Off the line, I cranked it up to just under 25 MPH, made the first right hand turn, held that pace until my heart race reached 175, and then backed it off to 22 MPH so my heart rate dropped to 170. At the next right, I hit the headwind and dropped the speed even further to try and keep my heart rate between 170 and 175. The plan was to keep it in that range and then hammer it as much as possible during the last lap, heart rate be damned.

All that pretty much went according to plan, yet a few things began bothering me during the race. First, I got passed, and not just by guys riding time trial bikes wearing one-piece skin suits, but by guys without aero bars riding the same Cannibal category I was riding. Getting passed upsets me, plain and simple, and while it does serve as some sort of motivation, I wanted to try and ride something of a smart race by holding a steady speed the entire way without fading, meaning no matter how pissed I might have got, I needed to let that go.

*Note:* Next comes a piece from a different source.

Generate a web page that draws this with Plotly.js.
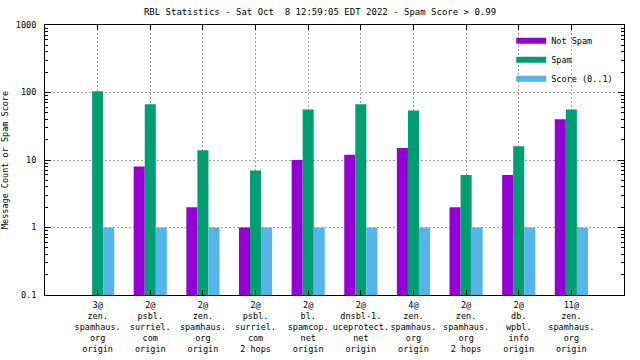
<!DOCTYPE html>
<html>
<head>
<meta charset="utf-8">
<script src="https://cdn.plot.ly/plotly-3.0.1.min.js"></script>
<style>html,body{margin:0;padding:0;background:#fff;}#chart{width:640px;height:360px;}</style>
</head>
<body>
<div id="chart"></div>
<script>
const categories = [
  "3@<br>zen.<br>spamhaus.<br>org<br>origin",
  "2@<br>psbl.<br>surriel.<br>com<br>origin",
  "2@<br>zen.<br>spamhaus.<br>org<br>origin",
  "2@<br>psbl.<br>surriel.<br>com<br>2 hops",
  "2@<br>bl.<br>spamcop.<br>net<br>origin",
  "2@<br>dnsbl-1.<br>uceprotect.<br>net<br>origin",
  "4@<br>zen.<br>spamhaus.<br>org<br>origin",
  "2@<br>zen.<br>spamhaus.<br>org<br>2 hops",
  "2@<br>db.<br>wpbl.<br>info<br>origin",
  "11@<br>zen.<br>spamhaus.<br>org<br>origin"
];
const notSpam = [0, 8, 2, 1, 10, 12, 15, 2, 6, 40];
const spam    = [104, 67, 14, 7, 56, 67, 54, 6, 16, 56];
const score   = [1, 1, 1, 1, 1, 1, 1, 1, 1, 1];
const seriesNames = ["Not Spam", "Spam", "Score (0..1)"];
const seriesColors = ["#9400d3", "#009e73", "#56b4e9"];
const yTickVals = [0.1, 1, 10, 100, 1000];
const yTickText = ["0.1", "1", "10", "100", "1000"];

const FONT = "DejaVu Sans Mono, monospace";
const series = [notSpam, spam, score];
const traces = [];
series.forEach((vals, i) => {
  traces.push({
    type: "bar", x: categories, y: vals, name: seriesNames[i],
    marker: {color: seriesColors[i], line: {width: 0}},
    showlegend: false, hoverinfo: "skip"
  });
});
series.forEach((vals, i) => {
  traces.push({
    type: "scatter", mode: "lines", x: [null], y: [null], name: seriesNames[i],
    line: {color: seriesColors[i], width: 6}, showlegend: true
  });
});

const layout = {
  width: 640, height: 360,
  margin: {l: 45, r: 16, t: 25, b: 65, pad: 0},
  paper_bgcolor: "#fff", plot_bgcolor: "#fff",
  font: {family: FONT, size: 8.5, color: "#000"},
  title: {text: "RBL Statistics - Sat Oct  8 12:59:05 EDT 2022 - Spam Score > 0.99",
          x: 0.5, xanchor: "center", y: 0.967, yanchor: "middle",
          font: {family: FONT, size: 9, color: "#000"}},
  barmode: "group", bargap: 0.37, bargroupgap: 0,
  showlegend: true,
  legend: {x: 0.99, xanchor: "right", y: 0.995, yanchor: "top",
           bgcolor: "rgba(0,0,0,0)", borderwidth: 0,
           font: {family: FONT, size: 8.5, color: "#000"}, tracegroupgap: 0},
  xaxis: {
    type: "category", range: [-1, 10], tickangle: 0,
    showline: true, linecolor: "#000", linewidth: 1, mirror: "allticks",
    ticks: "inside", ticklen: 5, tickcolor: "#000",
    showgrid: true, gridcolor: "#a0a0a0", griddash: "2px,2px", gridwidth: 1,
    tickfont: {family: FONT, size: 8.5, color: "#000"},
    ticklabelstandoff: 2,
    zeroline: false, automargin: false, fixedrange: true
  },
  yaxis: {
    type: "log", range: [-1, 3],
    tickvals: yTickVals, ticktext: yTickText,
    showline: true, linecolor: "#000", linewidth: 1, mirror: "allticks",
    ticks: "inside", ticklen: 6, tickcolor: "#000",
    minor: {ticks: "inside", ticklen: 3, tickcolor: "#000", dtick: "D1", showgrid: false},
    showgrid: true, gridcolor: "#a0a0a0", griddash: "2px,2px", gridwidth: 1,
    tickfont: {family: FONT, size: 8.5, color: "#000"},
    ticklabelstandoff: 6,
    title: {text: "Message Count or Spam Score", standoff: 14, font: {family: FONT, size: 8.5, color: "#000"}},
    zeroline: false, automargin: false, fixedrange: true
  }
};
Plotly.newPlot("chart", traces, layout, {displayModeBar: false, staticPlot: true});
</script>
</body>
</html>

Second, my ass was killing me. I don’t know if it has to do with the fact that perhaps I need a saddle softer than the Fizik I’m riding now or if it had to do with my hands being in the drops the entire 11.5 miles, but my poor butt was screaming for help. And who wants to deal with that?

Finally, I’m the kind of guy who likes to move his hands around while he rides, and I mean move them around a lot. Keeping them in the drops for as long as I did meant that they, much like my butt, were rather unhappy with the treatment they were receiving.

Yet by the time I hit lap number four, I almost lost count of how much of the race was left. I do this all the time, in all walks of life, and I was worried I would do it this morning. On the fourth lap, I somehow got it into my head it was the fifth lap.

Don’t get excited--I didn’t quit riding after four laps. Realizing I most likely miscounted, I kept going to put in the five laps and finish the race, yet I’ve spent the past half an hour (it’s now 5:00 PM Sunday evening) analyzing whether or not I might have actually ridden six laps.

Let me explain the dilemma.

Crossing the line, I hit a button on my heart rate monitor watch to see I had been riding for 39 minutes and 57 seconds (take about five or six seconds off considering I didn’t start timing until I was a few seconds off the line and a few seconds over the line when I finished). At first, I thought, “Forty minutes for 11.5 miles? Maybe that headwind was stronger than I thought.” Because I had neglected to reset my computer, I didn’t have much else to go on, so I asked Mr. Picco. “Any idea how many laps I did?”

When he said, “I thought you only did four,” it really didn’t help my ego, but then again, I had knocked the guy off his bike an hour earlier, so helping my ego probably wasn’t top of his priority list.

So again, after having analyzed the situation over the past thirty minutes, I’ve reached two conclusions.

1. I actually rode six laps and averaged 20.8 MPH over the 13.8 miles. A small part of me is tempted to believe I actually rode an extra lap because whenever I glanced down at my computer, I was never below 18 MPH. Heading into the wind over half the course, I averaged between 18-19 MPH and on the other half of the course, I was always between 20-22 MPH, meaning the 20.8 MPH seems accurate.

2. I only rode five laps yet despite my computer, I did so averaging 17.3 MPH. This would mean my computer needs a touch of calibration. This is probably the correct scenario as I most likely did not ride six laps, yet if it is the correct scenario, I only managed 17.3 MPH? That’s freaking pathetic! The guy parked next to me who also rode the Cannibal category did the course in 28:00 or so (at least that’s what he said). How in the world did I mess it up and come in at 39:57? Humiliating.

Anyway, that’s the story. I’m hoping they post the times on the website shortly so I can put the above to bed and move on with life.

And if anyone ever wants to find out firsthand what it’s like to take a spill on the pavement, just let me know as I seem to be getting good at handling stuff like that.